Meyer v. Nebraska (1923) 2

On May 25, 1920 Raymod Parpart, while an instructor at the Zion Parochial School, was convicted of violating a Nebraska law, which prohibited teaching a child in a foreign language who had not successfully completed the eighth grade. His appeals to state courts were denied but the United States Supreme Court in a ruling handed down in 1923 by Justice McReynold. The Court overturned Parparts conviction and struck down the Nebraska state. The Court ruled that while it had not attempted to define with exactness the liberty guaranteed in the Fourteenth Amendment it denotes not merely freedom from bodily restraint but also the right of the individual to contract, to engage in any of the common occupations of life, to acquire useful knowledge, to marry, establish a home and bring up children, to worship God according to the dictates of his own conscience, and generally to enjoy those privileges long recognizedas essential to the orderly pursuit of happiness by free men.
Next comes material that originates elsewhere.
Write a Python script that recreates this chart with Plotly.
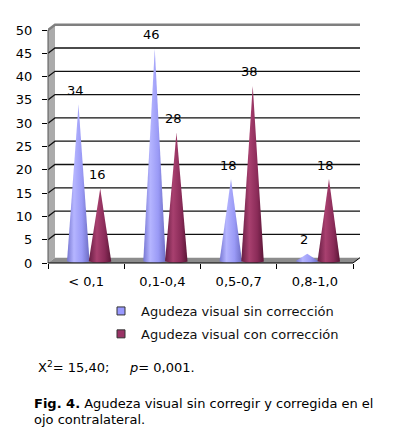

Adding that this liberty may not be interfered with, under the guise of protecting the public interest, by legislative action It is important to note the expansion of the authority the judiciary assumes in this decision and note the unique progression of the philosophy upon which precedent is being set. A philosophy, which purports to protect liberty by establishing individual rights, not explicitly named in the constitution: extra- constitutional guaranties. Guaranties that creates protections for autonomous behavior free from government restriction that philosophically truncate the human self from the natural universe in which we all exist- in some circumstance from human self altogether. This philosophy manifests itself in various decisions through a progression of rulings during the Twentieth Century up to and including the right to gay sodomy and the murder of your child.